The confidence-weighting mechanism elegantly addresses the inability to directly correct 2D tracking priors by automatically suppressing noisy supervision signals via self-consistency metrics.
The paper introduces the DyCheck-VOS benchmark, filling a gap in VOS evaluation for dynamic scenes.
This is the first method to simultaneously and substantially surpass both 2D foundation models and 3D approaches in dynamic scene understanding.

Limitations & Future Work¶

Performance depends on the quality of the underlying 3D reconstruction: severe occlusions, low-texture regions, or inaccurate depth estimates can degrade results.
Known camera poses are required as input.
The motion field assumes a weighted combination of rigid transformations, which may limit modeling capacity for highly non-rigid motions.
The multi-stage optimization combined with iterative refinement incurs significant computational overhead.

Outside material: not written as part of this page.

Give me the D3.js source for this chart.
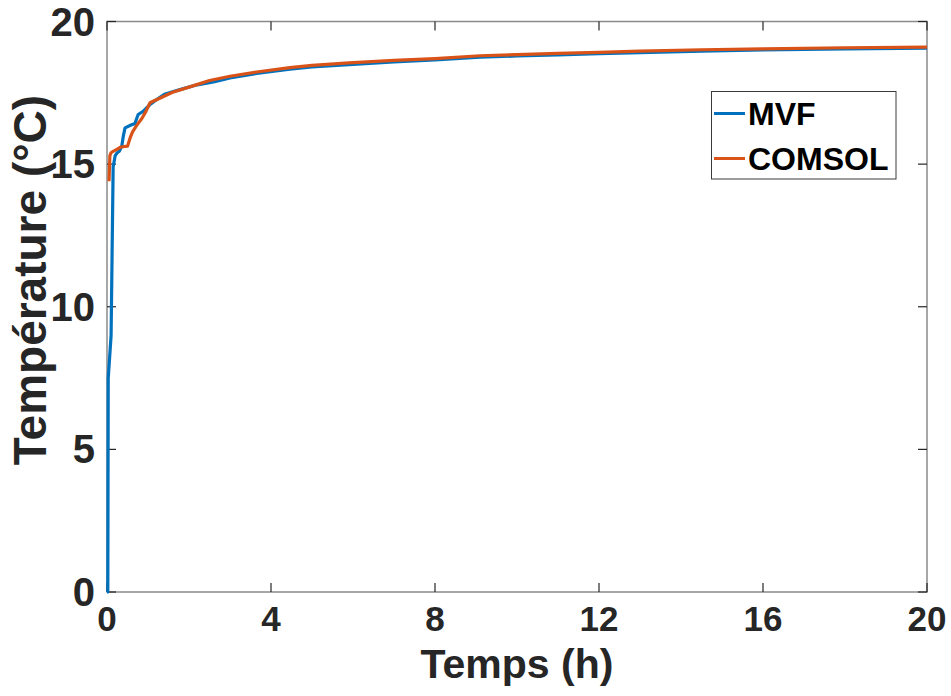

Shape of Motion is the closest 3D baseline; Motion4D extends it by incorporating a semantic field and iterative refinement.
The promptable nature of SAM2 enables iterative semantic field refinement, and this design principle is generalizable to other promptable models.
The confidence-weighting and adaptive-sampling strategy offers a transferable paradigm for other tasks that require fusion of noisy priors.

Rating¶

Novelty: ⭐⭐⭐⭐ Unifying multiple 2D priors into 4DGS with a closed-loop iterative refinement design is conceptually clear and effective.
Experimental Thoroughness: ⭐⭐⭐⭐⭐ Three tasks, multiple datasets, comprehensive ablations, and a newly proposed benchmark.
Writing Quality: ⭐⭐⭐⭐ Method description is clear and well-illustrated.
Value: ⭐⭐⭐⭐ Provides a unified framework for dynamic scene understanding with strong practical applicability.